**What to work on**. In the material below, please retype the lines from the very first through the one with "(hr) at (803,207)", exactly and without pictures.
┄┄┄┄┄┄
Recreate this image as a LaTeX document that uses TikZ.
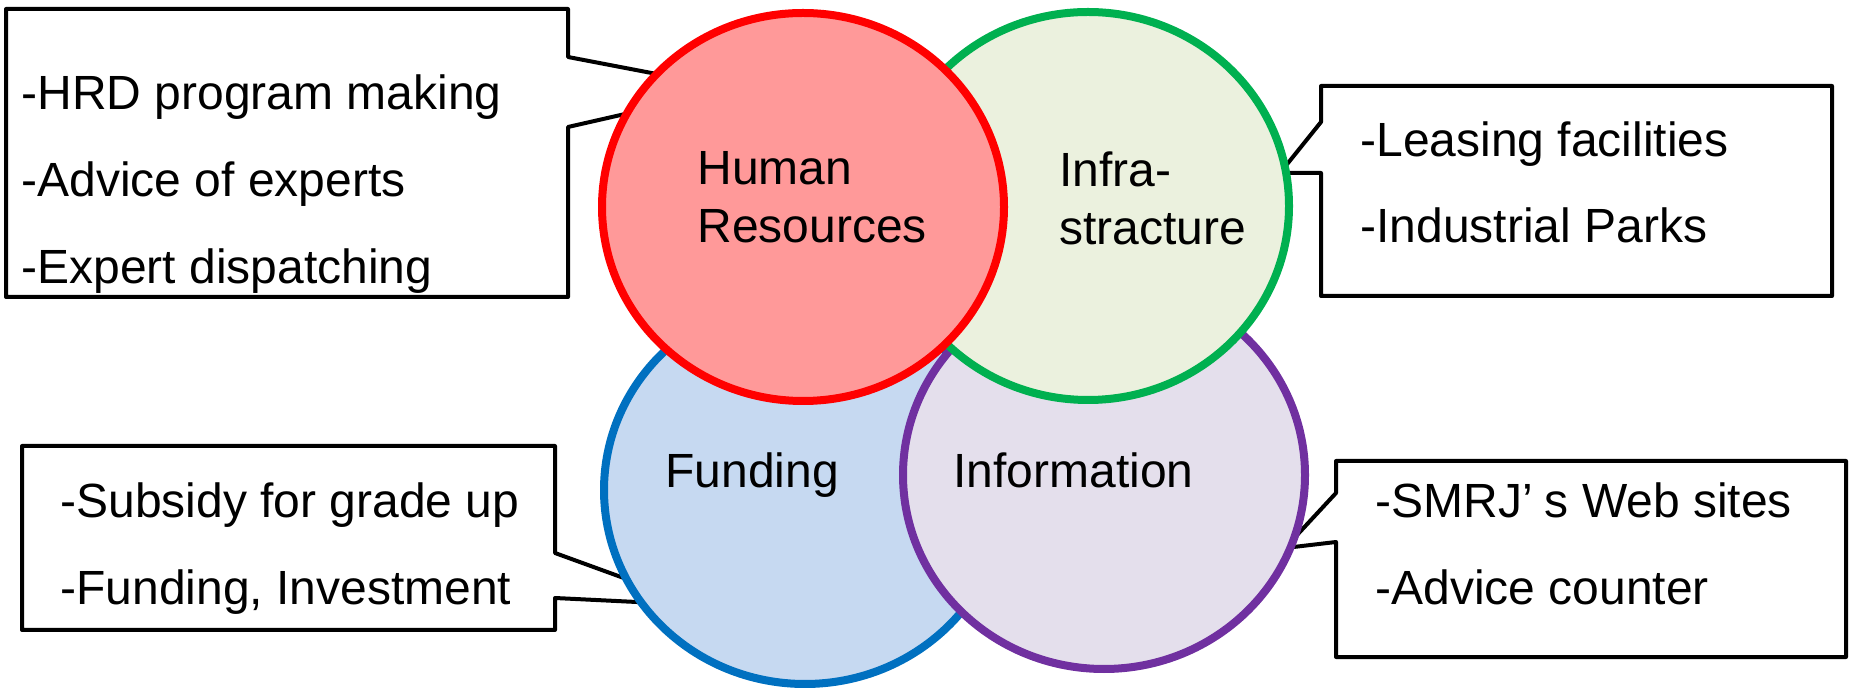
\documentclass[tikz,border=0pt]{standalone}
\usepackage{fontspec}
\setmainfont{Liberation Sans}
\usetikzlibrary{shapes.geometric}
\definecolor{hrdraw}{HTML}{FF0000}
\definecolor{hrfill}{HTML}{FF9999}
\definecolor{infdraw}{HTML}{00B050}
\definecolor{inffill}{HTML}{EBF1DE}
\definecolor{funddraw}{HTML}{0070C0}
\definecolor{fundfill}{HTML}{C6D9F1}
\definecolor{infodraw}{HTML}{7030A0}
\definecolor{infofill}{HTML}{E4DFEC}
\begin{document}
\begin{tikzpicture}[x=0.5pt,y=-0.5pt,
  bubble/.style={draw=black,line width=2pt,fill=white,line join=round},
  txt/.style={anchor=base west,inner sep=0pt,font=\fontsize{24}{28}\selectfont},
  petal/.style={ellipse,inner sep=0pt,minimum width=201pt,minimum height=194pt,line width=4pt}]
\useasboundingbox (0,0) rectangle (1851,688);

% callout boxes (pointers run under the ellipses)
\coordinate (tipHR) at (735,89);
\coordinate (tipIN) at (1280,173);
\coordinate (tipFU) at (698,605);
\coordinate (tipIF) at (1285,548);
\draw[bubble] (6,9) -- (568,9) -- (568,57) -- (tipHR) -- (568,127) -- (568,297) -- (6,297) -- cycle;
\draw[bubble] (1321,86) -- (1832,86) -- (1832,296) -- (1321,296) -- (1321,173) -- (tipIN) -- (1321,122) -- cycle;
\draw[bubble] (22,446) -- (555,446) -- (555,553) -- (tipFU) -- (555,598) -- (555,630) -- (22,630) -- cycle;
\draw[bubble] (1336,461) -- (1846,461) -- (1846,657) -- (1336,657) -- (1336,542) -- (tipIF) -- (1336,493) -- cycle;

% the four ellipses, back to front
\node[petal,draw=funddraw,fill=fundfill] (fund) at (805,490) {};
\node[petal,draw=infodraw,fill=infofill] (info) at (1104,475) {};
\node[petal,draw=infdraw,fill=inffill] (infra) at (1088,206) {};
\node[petal,draw=hrdraw,fill=hrfill] (hr) at (803,207) {};

% ellipse titles
\node[txt] (hrA) at (697,185) {Human};
\node[txt] (hrB) at (697,243) {Resources};
\node[txt] (inA) at (1059,187) {Infra-};
\node[txt] (inB) at (1059,245) {stracture};
\node[txt] (fuA) at (665,488) {Funding};
\node[txt] (ifA) at (953,488) {Information};

% callout texts
\node[txt] (hr1) at (21,110) {-HRD program making};
\node[txt] (hr2) at (21,197) {-Advice of experts};
\node[txt] (hr3) at (21,284) {-Expert dispatching};
\node[txt] (in1) at (1360,157) {-Leasing facilities};
\node[txt] (in2) at (1360,243) {-Industrial Parks};
\node[txt] (fu1) at (60,518) {-Subsidy for grade up};
\node[txt] (fu2) at (60,605) {-Funding, Investment};
\node[txt] (if1) at (1375,518) {-SMRJ’\kern0.25em s Web sites};
\node[txt] (if2) at (1375,605) {-Advice counter};
\end{tikzpicture}
\end{document}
┄┄┄┄┄┄
**Problem solution**.
Recreate this image as a LaTeX document that uses TikZ.
\documentclass[tikz,border=0pt]{standalone}
\usepackage{fontspec}
\setmainfont{Liberation Sans}
\usetikzlibrary{shapes.geometric}
\definecolor{hrdraw}{HTML}{FF0000}
\definecolor{hrfill}{HTML}{FF9999}
\definecolor{infdraw}{HTML}{00B050}
\definecolor{inffill}{HTML}{EBF1DE}
\definecolor{funddraw}{HTML}{0070C0}
\definecolor{fundfill}{HTML}{C6D9F1}
\definecolor{infodraw}{HTML}{7030A0}
\definecolor{infofill}{HTML}{E4DFEC}
\begin{document}
\begin{tikzpicture}[x=0.5pt,y=-0.5pt,
  bubble/.style={draw=black,line width=2pt,fill=white,line join=round},
  txt/.style={anchor=base west,inner sep=0pt,font=\fontsize{24}{28}\selectfont},
  petal/.style={ellipse,inner sep=0pt,minimum width=201pt,minimum height=194pt,line width=4pt}]
\useasboundingbox (0,0) rectangle (1851,688);

% callout boxes (pointers run under the ellipses)
\coordinate (tipHR) at (735,89);
\coordinate (tipIN) at (1280,173);
\coordinate (tipFU) at (698,605);
\coordinate (tipIF) at (1285,548);
\draw[bubble] (6,9) -- (568,9) -- (568,57) -- (tipHR) -- (568,127) -- (568,297) -- (6,297) -- cycle;
\draw[bubble] (1321,86) -- (1832,86) -- (1832,296) -- (1321,296) -- (1321,173) -- (tipIN) -- (1321,122) -- cycle;
\draw[bubble] (22,446) -- (555,446) -- (555,553) -- (tipFU) -- (555,598) -- (555,630) -- (22,630) -- cycle;
\draw[bubble] (1336,461) -- (1846,461) -- (1846,657) -- (1336,657) -- (1336,542) -- (tipIF) -- (1336,493) -- cycle;

% the four ellipses, back to front
\node[petal,draw=funddraw,fill=fundfill] (fund) at (805,490) {};
\node[petal,draw=infodraw,fill=infofill] (info) at (1104,475) {};
\node[petal,draw=infdraw,fill=inffill] (infra) at (1088,206) {};
\node[petal,draw=hrdraw,fill=hrfill] (hr) at (803,207) {};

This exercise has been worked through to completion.